→ **What to produce**
Repeat only what lies from the line with "Reproduce this chart with Bokeh." to the line with "15.78, 17.81, 19.83]", those two lines included, exactly as it stands; omit any images.

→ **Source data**
-*-

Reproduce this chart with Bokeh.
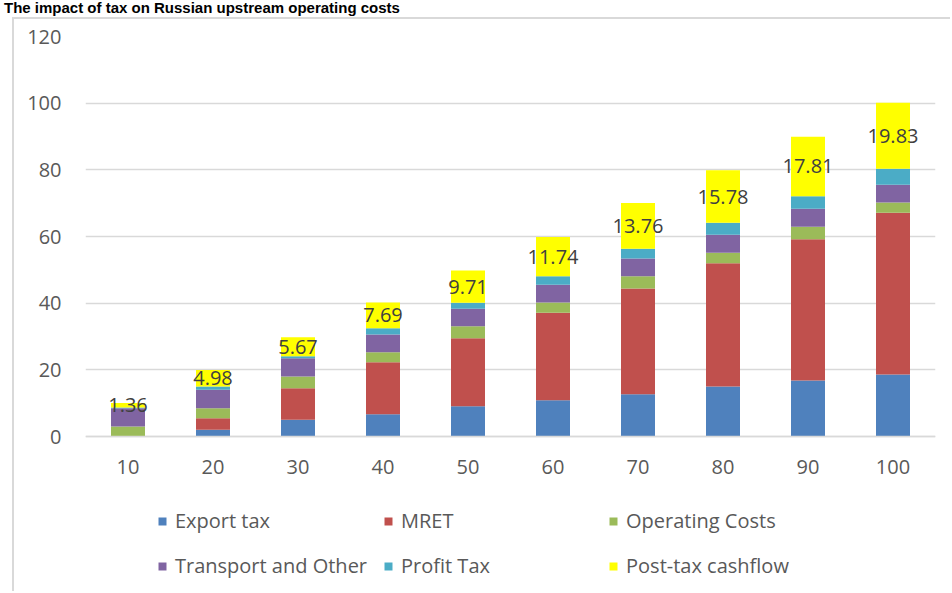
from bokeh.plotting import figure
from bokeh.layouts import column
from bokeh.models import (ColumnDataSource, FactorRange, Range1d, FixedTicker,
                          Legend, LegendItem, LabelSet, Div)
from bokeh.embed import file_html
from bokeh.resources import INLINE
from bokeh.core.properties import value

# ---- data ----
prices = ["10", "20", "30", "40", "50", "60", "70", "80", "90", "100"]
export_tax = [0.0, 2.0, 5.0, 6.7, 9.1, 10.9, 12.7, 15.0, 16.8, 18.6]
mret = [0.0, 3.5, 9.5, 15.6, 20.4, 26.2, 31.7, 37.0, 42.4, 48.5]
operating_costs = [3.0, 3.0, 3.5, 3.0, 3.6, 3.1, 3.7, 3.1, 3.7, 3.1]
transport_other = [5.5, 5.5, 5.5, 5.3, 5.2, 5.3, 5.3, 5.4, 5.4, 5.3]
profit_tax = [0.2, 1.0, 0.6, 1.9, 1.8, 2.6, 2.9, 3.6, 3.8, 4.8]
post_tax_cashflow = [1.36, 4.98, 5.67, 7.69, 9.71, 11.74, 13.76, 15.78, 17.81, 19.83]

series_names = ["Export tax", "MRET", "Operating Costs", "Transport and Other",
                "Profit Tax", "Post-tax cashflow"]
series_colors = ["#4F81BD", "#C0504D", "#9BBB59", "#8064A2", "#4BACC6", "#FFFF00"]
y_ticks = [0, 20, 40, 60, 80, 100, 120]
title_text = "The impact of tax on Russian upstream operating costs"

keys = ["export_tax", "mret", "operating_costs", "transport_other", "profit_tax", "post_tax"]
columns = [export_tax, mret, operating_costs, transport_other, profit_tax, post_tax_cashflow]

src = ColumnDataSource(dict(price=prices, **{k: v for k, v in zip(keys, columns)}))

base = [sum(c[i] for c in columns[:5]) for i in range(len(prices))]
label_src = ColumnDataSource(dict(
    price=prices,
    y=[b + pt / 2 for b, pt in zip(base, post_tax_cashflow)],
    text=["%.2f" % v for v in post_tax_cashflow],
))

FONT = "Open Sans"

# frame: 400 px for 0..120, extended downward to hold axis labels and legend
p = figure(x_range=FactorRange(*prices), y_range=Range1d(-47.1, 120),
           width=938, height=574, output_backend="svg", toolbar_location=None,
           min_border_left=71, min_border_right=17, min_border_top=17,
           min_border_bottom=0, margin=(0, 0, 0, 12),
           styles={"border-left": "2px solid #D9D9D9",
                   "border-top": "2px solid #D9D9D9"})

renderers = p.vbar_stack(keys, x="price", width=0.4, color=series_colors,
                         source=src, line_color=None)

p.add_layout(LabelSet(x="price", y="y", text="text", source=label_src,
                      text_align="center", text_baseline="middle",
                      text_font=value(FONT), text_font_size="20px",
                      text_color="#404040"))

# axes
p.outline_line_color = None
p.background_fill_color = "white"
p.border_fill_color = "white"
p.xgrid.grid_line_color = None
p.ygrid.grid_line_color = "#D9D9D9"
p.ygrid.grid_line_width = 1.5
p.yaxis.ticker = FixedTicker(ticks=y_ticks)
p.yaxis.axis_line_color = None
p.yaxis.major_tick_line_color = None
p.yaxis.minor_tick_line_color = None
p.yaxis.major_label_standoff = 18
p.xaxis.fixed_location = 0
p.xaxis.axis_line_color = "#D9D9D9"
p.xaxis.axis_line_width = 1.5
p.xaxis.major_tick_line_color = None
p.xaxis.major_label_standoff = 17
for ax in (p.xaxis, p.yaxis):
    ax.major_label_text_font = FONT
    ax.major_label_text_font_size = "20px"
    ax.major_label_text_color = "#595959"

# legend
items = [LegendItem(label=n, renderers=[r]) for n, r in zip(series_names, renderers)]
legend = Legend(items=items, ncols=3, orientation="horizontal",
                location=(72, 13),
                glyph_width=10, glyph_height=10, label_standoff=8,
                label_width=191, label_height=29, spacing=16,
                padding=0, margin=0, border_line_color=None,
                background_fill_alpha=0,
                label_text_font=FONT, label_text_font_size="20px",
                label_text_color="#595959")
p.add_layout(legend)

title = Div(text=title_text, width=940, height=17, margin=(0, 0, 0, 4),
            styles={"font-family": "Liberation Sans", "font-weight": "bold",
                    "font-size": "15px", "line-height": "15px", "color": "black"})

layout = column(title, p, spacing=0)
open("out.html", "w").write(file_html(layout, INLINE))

-*-

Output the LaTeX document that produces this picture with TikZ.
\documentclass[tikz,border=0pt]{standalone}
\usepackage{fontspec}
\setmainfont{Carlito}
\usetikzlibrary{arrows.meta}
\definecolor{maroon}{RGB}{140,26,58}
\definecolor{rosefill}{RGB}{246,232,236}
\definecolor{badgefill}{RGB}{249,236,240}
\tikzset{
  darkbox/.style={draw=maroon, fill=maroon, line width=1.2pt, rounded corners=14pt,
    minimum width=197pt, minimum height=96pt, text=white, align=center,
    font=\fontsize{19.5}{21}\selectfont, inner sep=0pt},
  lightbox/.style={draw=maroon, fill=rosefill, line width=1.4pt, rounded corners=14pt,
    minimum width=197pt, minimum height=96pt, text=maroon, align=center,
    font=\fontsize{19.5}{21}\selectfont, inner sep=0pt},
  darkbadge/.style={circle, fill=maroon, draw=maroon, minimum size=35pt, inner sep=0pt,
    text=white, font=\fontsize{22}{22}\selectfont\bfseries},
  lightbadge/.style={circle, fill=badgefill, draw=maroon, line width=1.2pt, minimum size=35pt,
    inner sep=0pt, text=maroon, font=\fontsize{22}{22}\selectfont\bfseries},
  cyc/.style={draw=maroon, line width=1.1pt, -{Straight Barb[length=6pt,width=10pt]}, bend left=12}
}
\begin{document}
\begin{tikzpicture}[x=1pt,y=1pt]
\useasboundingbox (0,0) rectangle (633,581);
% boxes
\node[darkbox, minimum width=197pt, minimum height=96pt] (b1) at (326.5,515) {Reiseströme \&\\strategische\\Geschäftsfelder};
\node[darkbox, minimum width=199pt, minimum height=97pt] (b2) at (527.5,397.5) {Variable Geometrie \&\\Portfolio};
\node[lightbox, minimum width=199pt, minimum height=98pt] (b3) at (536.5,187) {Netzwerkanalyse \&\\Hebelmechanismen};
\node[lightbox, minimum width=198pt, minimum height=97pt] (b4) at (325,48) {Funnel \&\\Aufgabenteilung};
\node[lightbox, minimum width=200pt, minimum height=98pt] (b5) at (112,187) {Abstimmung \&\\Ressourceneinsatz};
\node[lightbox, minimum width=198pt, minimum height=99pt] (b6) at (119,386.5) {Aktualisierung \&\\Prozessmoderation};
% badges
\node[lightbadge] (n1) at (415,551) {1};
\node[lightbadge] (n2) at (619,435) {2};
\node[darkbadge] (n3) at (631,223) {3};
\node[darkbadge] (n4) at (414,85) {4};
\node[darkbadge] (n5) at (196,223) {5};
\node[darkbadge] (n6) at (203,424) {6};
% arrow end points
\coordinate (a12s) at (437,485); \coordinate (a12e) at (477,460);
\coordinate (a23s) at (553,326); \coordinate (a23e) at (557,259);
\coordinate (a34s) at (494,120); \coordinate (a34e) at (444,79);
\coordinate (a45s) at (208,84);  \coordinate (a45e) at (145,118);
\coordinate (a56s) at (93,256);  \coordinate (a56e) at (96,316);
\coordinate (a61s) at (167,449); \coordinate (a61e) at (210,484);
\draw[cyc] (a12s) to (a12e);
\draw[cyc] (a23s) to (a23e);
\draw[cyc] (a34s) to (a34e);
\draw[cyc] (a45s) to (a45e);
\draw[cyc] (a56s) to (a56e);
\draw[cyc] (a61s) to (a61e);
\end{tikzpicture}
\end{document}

-*-

→ **Task result**
Reproduce this chart with Bokeh.
from bokeh.plotting import figure
from bokeh.layouts import column
from bokeh.models import (ColumnDataSource, FactorRange, Range1d, FixedTicker,
                          Legend, LegendItem, LabelSet, Div)
from bokeh.embed import file_html
from bokeh.resources import INLINE
from bokeh.core.properties import value

# ---- data ----
prices = ["10", "20", "30", "40", "50", "60", "70", "80", "90", "100"]
export_tax = [0.0, 2.0, 5.0, 6.7, 9.1, 10.9, 12.7, 15.0, 16.8, 18.6]
mret = [0.0, 3.5, 9.5, 15.6, 20.4, 26.2, 31.7, 37.0, 42.4, 48.5]
operating_costs = [3.0, 3.0, 3.5, 3.0, 3.6, 3.1, 3.7, 3.1, 3.7, 3.1]
transport_other = [5.5, 5.5, 5.5, 5.3, 5.2, 5.3, 5.3, 5.4, 5.4, 5.3]
profit_tax = [0.2, 1.0, 0.6, 1.9, 1.8, 2.6, 2.9, 3.6, 3.8, 4.8]
post_tax_cashflow = [1.36, 4.98, 5.67, 7.69, 9.71, 11.74, 13.76, 15.78, 17.81, 19.83]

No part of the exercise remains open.